Tuesday, December 20, 2005

George Bush Cannot Protect Democracy by Destroying It

Published on Tuesday, December 20, 2005 by The Olympian (Olympia, Washington)
Bush Must Be Held Accountable

Every American should be outraged by the president's attempt to justify domestic spying. It's wrong, and the president should acknowledge that fact. He must be held accountable.

Congress should immediately launch a truly bipartisan investigation into the administration's spying campaign. If the Constitution and laws of the United States were broken, Congress should censure the president. And if the lies, the deceit and lawbreaking continue, Congress should take even more drastic action.

Either we are a nation of laws and moral values or we are not. We cannot pick and choose which laws to abide by and which to ignore for the sake of convenience or expediency.

George Bush is not above the law.

This is a military community, with thousands of active duty and retired members of the armed forces among our friends and neighbors. The presidents' actions undermine their service to this nation.

The soldiers in Iraq and Afghanistan are fighting for true democracy, not a democracy that condones domestic spying, or secret prisons or subversion of the Constitution. President Bush has played right into the hands of ter-rorists and diminished the reputation of the fine men and women who wear this nation's uniforms.

President Bush is the one sending the wrong message to our soldiers and our enemies. Under his leadership, we are becoming known as a nation of hypocrites.

Lies and exaggerations

President Bush has built an administration founded on lies and exaggerations and fear. And he has gotten away with it. It's unconscionable.

President Bush promised to take action against any White House official leaking classified information. Yet Karl Rove remains.

When CIA director George Tenet said weapons of mass destruction in Iraq were a “slam dunk,” he was dead wrong. How was he punished? He was awarded the Presidential Medal of Freedom.

George Bush says the United States does not torture, yet his administration fought tooth and nail against an explicit ban on torture. Abu Ghraib was an exception, we were told. But then we learned there were secret prisons abroad where who knows what goes on.

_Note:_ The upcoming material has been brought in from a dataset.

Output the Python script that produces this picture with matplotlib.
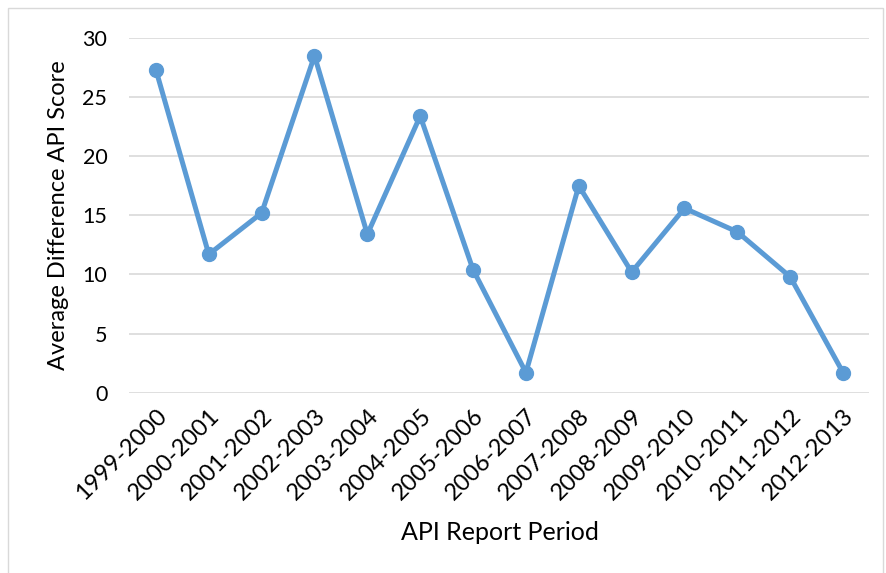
import matplotlib
matplotlib.use("Agg")
import matplotlib.pyplot as plt
from matplotlib.patches import Rectangle

periods = ["1999-2000", "2000-2001", "2001-2002", "2002-2003", "2003-2004",
           "2004-2005", "2005-2006", "2006-2007", "2007-2008", "2008-2009",
           "2009-2010", "2010-2011", "2011-2012", "2012-2013"]
avg_diff = [27.3, 11.7, 15.2, 28.5, 13.4, 23.4, 10.4, 1.7, 17.5, 10.2,
            15.6, 13.6, 9.8, 1.7]
y_ticks = [0, 5, 10, 15, 20, 25, 30]

plt.rcParams['font.family'] = ['Lato', 'DejaVu Sans']

W, H = 887, 573
fig = plt.figure(figsize=(W / 100, H / 100), dpi=100)
fig.patch.set_facecolor("white")

# light chart-area frame
fig.add_artist(Rectangle((8 / W, -0.01), (883 - 8) / W, (H - 8) / H + 0.01,
                         transform=fig.transFigure, fill=False,
                         edgecolor="#d9d9d9", linewidth=1.0))

ax = fig.add_axes([129.5 / W, (H - 392.7) / H, (869.5 - 129.5) / W, (392.7 - 38) / H])
x = list(range(len(periods)))
ax.plot(x, avg_diff, color="#5B9BD5", linewidth=3.6, marker="o",
        markersize=10, solid_joinstyle="round", zorder=3)

ax.set_xlim(-0.5, len(periods) - 0.5)
ax.set_ylim(0, 30)
ax.set_yticks(y_ticks)
ax.set_yticklabels([str(v) for v in y_ticks], fontsize=15.5)
ax.set_xticks(x)
ax.set_xticklabels(periods, fontsize=17, rotation=45, ha="right",
                   rotation_mode="anchor")
ax.tick_params(axis="both", length=0, colors="#000000")
ax.tick_params(axis="y", pad=16)
ax.tick_params(axis="x", pad=9)

ax.grid(axis="y", color="#d9d9d9", linewidth=1.2)
ax.set_axisbelow(True)
for s in ax.spines.values():
    s.set_visible(False)

ax.set_ylabel("Average Difference API Score", fontsize=17, labelpad=10)
ax.set_xlabel("API Report Period", fontsize=18, labelpad=12)

fig.savefig("out.png", dpi=100, facecolor="white")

The president excoriated congressmen Monday for not blindly passing the overbroad USA Patriot Act because they didn't trust that there were adequate safeguards against abuses. Ironically, that happened at the same time as President Bush promised to continue the illegal wiretaps. He seemed to be saying, “Trust me.”

Well, Mr. President, we are sorry to say that we don't trust you or your administration because you have abused that trust so often in the past.

Big Brother

His effort this week to turn around his abysmal poll numbers should fall on deaf ears. The American public knows that domestic spying is something out of George Orwell's “1984.” Yet George Bush has made that “Big Brother” fantasy a reality.

Attempting to justify the indefensible, the president on Monday said he would continue the program of moni-toring phone calls and e-mails “for so long as the nation faces the continuing threat of an enemy that wants to kill American citizens” and added that it included safeguards to protect civil liberties.


The president could have gone to Congress and asked for permission to spy on citizens in the United States. The Republican-controlled Congress would have given the president permission in a heartbeat. Or he could use exist-ing wiretap laws that allow a court order 72 hours after the taping has begun. That way, our vital system of checks and balances would have been preserved.

In his arrogance, President Bush did not go to Congress or to the courts for permission (although he claims that he did tell select members of Congress what he was doing — as if that is enough). He sees himself above the law. As commander in chief, he believes he is not bound by the Constitution and its guarantees of civil liberties. In his view, the warrantless spying conducted by the National Security Agency under his direction is an essential ele-ment in the war against terrorists. In that belief he has lowered himself to their level. And there is a disturbing pattern to his behavior.

It's OK to lie about the reasons to go to war.

It's OK to hold hundreds, maybe thousands of prisoners without charges, without legal representation and for an indefinite period of time,

It's OK to have secret prisons.

It's OK to say the provisions of the Geneva Convention don't apply in a war on terror.

It's OK to treat detainees inhumanely, because we can define them as we see fit.

It's OK to use the Patriot Act to pry into library records and lord knows what else.

It's OK, as NBC News reported, for the Pentagon to spy on peace activists.

It's OK to trample on the rights of citizens.

Unchecked powers

At Monday's news conference, President Bush angrily denied that he is using unchecked or dictatorial powers. But how else can you characterize his behavior? What tyrant hasn't claimed the need to use extra legal powers to protect the motherland or fatherland from some threat? How much Orwellian doublespeak can this country tolerate?

Congress impeached former President Clinton for lying about consensual sex with a White House intern.

No one died. No prisoners were tortured. Clinton simply tarnished his own reputation and sullied the stature of the Oval Office.

This is not a liberal or conservative issue, a Democrat or Republican issue. It's an issue of fundamental civil rights.

We repeat: Congress must muster the courage to hold this president accountable. A bipartisan commission investigation is warranted. And if the lies and deceit continue, Congress should consider the ultimate step and impeach President George Bush. It's all about accountability and protecting, not destroying, democracy.